Obviously, a VMAX is a piece of very expensive hardware and software. But don’t forget that your Tier 1 applications are usually the reason why you’re in business. If your Tier 1 apps go down, you lose your revenue stream and that’s potentially a LOT more than the cost of one array.

After returning from Storage Field Day 14 I got my hands on a pair of VMAX250F arrays running SRDF/Metro. Usability wasn’t the main focus of this this presentation, but there’s a big improvement compared to VMAX2, what I was trained on. Not just for the All Flash systems, but for the VMAX3 in general. SRDF/Metro works like a charm, although expanding LUNs that are protected by SRDF/Metro is currently a pain in the behind. You have to destroy the SRDF group before you can expand Metro LUNs. Luckily Dell EMC is working on new code to make that as seamless as regular SRDF volumes…

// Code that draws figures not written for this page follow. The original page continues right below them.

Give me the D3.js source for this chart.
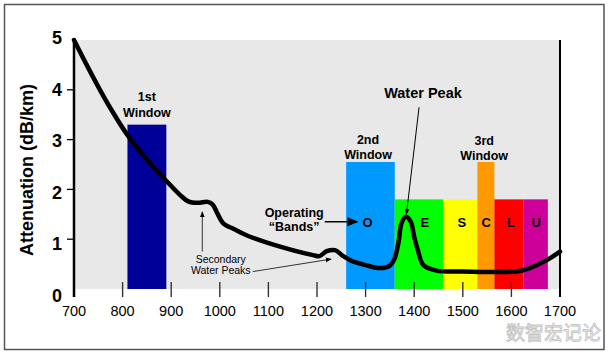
<!DOCTYPE html>
<html><head><meta charset="utf-8">
<script src="https://cdn.jsdelivr.net/npm/d3@7/dist/d3.min.js"></script>
<style>
html,body{margin:0;padding:0;background:#fff;}
svg{display:block;font-family:Arial,"Liberation Sans",sans-serif;}
</style></head>
<body><svg id="chart" width="609" height="355"></svg>
<script>
// ---- data ----
const xTicks = [700,800,900,1000,1100,1200,1300,1400,1500,1600,1700];
const yTicks = [0,1,2,3,4,5];
const curveNm = [700,725,750,775,808,850,891,918,935,955,975,985,995,1007,1030,1055,1124,1192,1205,1220,1237,1254,1270,1300,1330,1350,1360,1368,1374,1383,1393,1400,1407,1419,1446,1500,1570,1611,1638,1673,1700];
const curveDb = [5.0,4.52,4.06,3.63,3.12,2.6,2.16,1.89,1.76,1.73,1.75,1.7,1.52,1.32,1.2,1.08,0.85,0.68,0.66,0.76,0.78,0.66,0.57,0.48,0.42,0.47,0.62,0.95,1.32,1.45,1.35,1.05,0.8,0.48,0.37,0.35,0.34,0.35,0.42,0.58,0.75];
const bandNames = ["1st","O","E","S","C","L","U"];
const bandStart = [810,1260,1360,1460,1530,1565,1625];
const bandEnd   = [890,1360,1460,1530,1565,1625,1675];
const bandTop   = [3.3,2.55,1.8,1.8,2.55,1.8,1.8];
const bandColor = ["#000099","#0099FF","#00FF00","#FFFF00","#FF9900","#FF0000","#CC0099"];
const bandLetters = ["O","E","S","C","L","U"];
const letterNm = [1304,1422,1498,1548,1599,1651];
const letterDb = 1.33;
const windowLabels = [["1st","Window"],["2nd","Window"],["3rd","Window"]];
const windowNm = [850,1305,1544];
const windowDb = [[3.86,3.53],[2.99,2.69],[2.97,2.67]];

// ---- setup ----
const svg = d3.select("#chart");
const x = d3.scaleLinear().domain([700,1700]).range([74,560]);
const y = d3.scaleLinear().domain([0,5]).range([289,40]);
const yLab = d3.scaleLinear().domain([0,5]).range([296,38]);

// frame
svg.append("rect").attr("x",4.5).attr("y",4.5).attr("width",599.5).attr("height",345)
  .attr("fill","#fff").attr("stroke","#555").attr("stroke-width",1.5);

// markers
const defs = svg.append("defs");
defs.append("marker").attr("id","ahs").attr("viewBox","0 0 10 10").attr("refX",9).attr("refY",5)
  .attr("markerWidth",6).attr("markerHeight",6).attr("markerUnits","userSpaceOnUse").attr("orient","auto")
  .append("path").attr("d","M0,1 L10,5 L0,9 Z").attr("fill","#000");
defs.append("marker").attr("id","ahb").attr("viewBox","0 0 10 10").attr("refX",9).attr("refY",5)
  .attr("markerWidth",11).attr("markerHeight",11).attr("markerUnits","userSpaceOnUse").attr("orient","auto")
  .append("path").attr("d","M0,1 L10,5 L0,9 Z").attr("fill","#000");

// plot background
svg.append("rect").attr("x",x(700)).attr("y",y(5)).attr("width",x(1700)-x(700)).attr("height",y(0)-y(5))
  .attr("fill","#E8E8E8");

// bands
svg.selectAll("rect.band").data(bandNames).enter().append("rect").attr("class","band")
  .attr("x",(d,i)=>x(bandStart[i])).attr("width",(d,i)=>x(bandEnd[i])-x(bandStart[i]))
  .attr("y",(d,i)=>y(bandTop[i])).attr("height",(d,i)=>y(0)-y(bandTop[i]))
  .attr("fill",(d,i)=>bandColor[i]);

// x ticks (short lines crossing bottom)
svg.selectAll("line.xt").data(xTicks.slice(1,-1)).enter().append("line")
  .attr("x1",d=>x(d)).attr("x2",d=>x(d)).attr("y1",y(0)-7).attr("y2",y(0)+8)
  .attr("stroke","#333").attr("stroke-width",1.4);
svg.selectAll("text.xt").data(xTicks).enter().append("text")
  .attr("x",d=>x(d)).attr("y",y(0)+22).attr("text-anchor","middle")
  .attr("dominant-baseline","central").attr("font-size",14.5).attr("fill","#000").text(d=>d);

// y axis
svg.append("line").attr("x1",x(700)).attr("x2",x(700)).attr("y1",y(5)).attr("y2",y(0)+8)
  .attr("stroke","#000").attr("stroke-width",2.5);
svg.append("line").attr("x1",x(1700)).attr("x2",x(1700)).attr("y1",y(5)).attr("y2",y(0)+8)
  .attr("stroke","#000").attr("stroke-width",2);
svg.selectAll("line.yt").data(yTicks.slice(1,5)).enter().append("line")
  .attr("x1",x(700)-7).attr("x2",x(700)).attr("y1",d=>y(d)).attr("y2",d=>y(d))
  .attr("stroke","#000").attr("stroke-width",1.3);
svg.selectAll("text.yt").data(yTicks).enter().append("text")
  .attr("x",x(700)-12).attr("y",d=>yLab(d)).attr("text-anchor","end")
  .attr("dominant-baseline","central").attr("font-size",18).attr("font-weight","bold").text(d=>d);
svg.append("text").attr("transform","translate(27,170) rotate(-90)").attr("text-anchor","middle")
  .attr("dominant-baseline","central").attr("font-size",18).attr("font-weight","bold")
  .text("Attenuation (dB/km)");

// curve
const pts = curveNm.map((n,i)=>[n,curveDb[i]]);
svg.append("path").datum(pts)
  .attr("d",d3.line().x(d=>x(d[0])).y(d=>y(d[1])).curve(d3.curveCatmullRom.alpha(0.5)))
  .attr("fill","none").attr("stroke","#000").attr("stroke-width",4.5)
  .attr("stroke-linecap","round").attr("stroke-linejoin","round");

// window labels
windowLabels.forEach((lines,i)=>{
  lines.forEach((t,j)=>{
    svg.append("text").attr("x",x(windowNm[i])).attr("y",y(windowDb[i][j]))
      .attr("text-anchor","middle").attr("dominant-baseline","central")
      .attr("font-size",12.5).attr("font-weight","bold").text(t);
  });
});

// band letters
svg.selectAll("text.bl").data(bandLetters).enter().append("text")
  .attr("x",(d,i)=>x(letterNm[i])).attr("y",y(letterDb)).attr("text-anchor","middle")
  .attr("dominant-baseline","central").attr("font-size",13).attr("font-weight","bold").text(d=>d);

// Water Peak
svg.append("text").attr("x",x(1418)).attr("y",y(3.94)).attr("text-anchor","middle")
  .attr("dominant-baseline","central").attr("font-size",14.5).attr("font-weight","bold").text("Water Peak");
svg.append("line").attr("x1",x(1410)).attr("y1",y(3.65)).attr("x2",x(1384)).attr("y2",y(1.5))
  .attr("stroke","#000").attr("stroke-width",1).attr("marker-end","url(#ahs)");

// Operating "Bands"
[["Operating",1.53],["\u201CBands\u201D",1.25]].forEach(a=>{
  svg.append("text").attr("x",x(1153)).attr("y",y(a[1])).attr("text-anchor","middle")
    .attr("dominant-baseline","central").attr("font-size",12.5).attr("font-weight","bold").text(a[0]);
});
svg.append("line").attr("x1",x(1216)).attr("y1",y(1.35)).attr("x2",x(1283)).attr("y2",y(1.35))
  .attr("stroke","#000").attr("stroke-width",1.3).attr("marker-end","url(#ahb)");

// Secondary Water Peaks
[["Secondary",0.6],["Water Peaks",0.38]].forEach(a=>{
  svg.append("text").attr("x",x(1002)).attr("y",y(a[1])).attr("text-anchor","middle")
    .attr("dominant-baseline","central").attr("font-size",10.5).text(a[0]);
});
svg.append("line").attr("x1",x(964)).attr("y1",y(0.75)).attr("x2",x(964)).attr("y2",y(1.55))
  .attr("stroke","#333").attr("stroke-width",1).attr("marker-end","url(#ahs)");
svg.append("line").attr("x1",x(1068)).attr("y1",y(0.35)).attr("x2",x(1229)).attr("y2",y(0.6))
  .attr("stroke","#333").attr("stroke-width",1).attr("marker-end","url(#ahs)");

// watermark
svg.append("text").attr("x",601).attr("y",331).attr("text-anchor","end")
  .attr("dominant-baseline","central").attr("font-size",19)
  .attr("font-family","'Noto Sans CJK SC',sans-serif")
  .attr("fill","#fff").attr("stroke","#c0c0c0").attr("stroke-width",0.8).text("数智宏记论");
</script></body></html>
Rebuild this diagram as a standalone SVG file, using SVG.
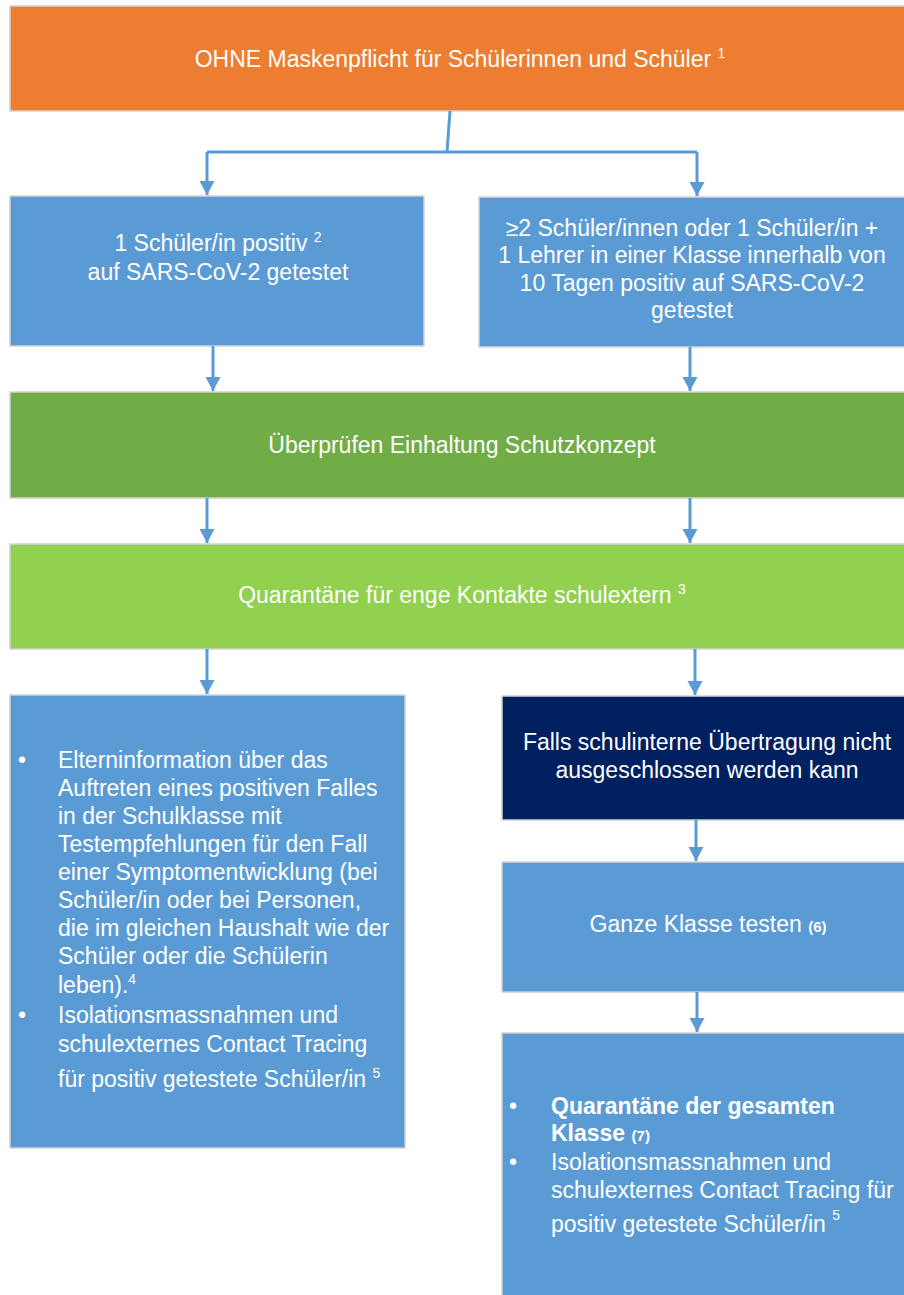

Do check out the Dell EMC VMAX presentations at the Storage Field Day 14 website: there’s a ton of material I haven’t covered in this post. And what do you think: should D@RE be enabled by default in a storage system, with GDPR and other data protection laws around the corner?

Disclaimer: I wouldn’t have been able to attend Storage Field Day 14 without GestaltIT picking up the tab for the flights, hotel and various other expenses like food. I was however not compensated for my time and there is no requirement to blog or tweet about any of the presentations. Everything I post is of my own accord and because I like what I see and hear.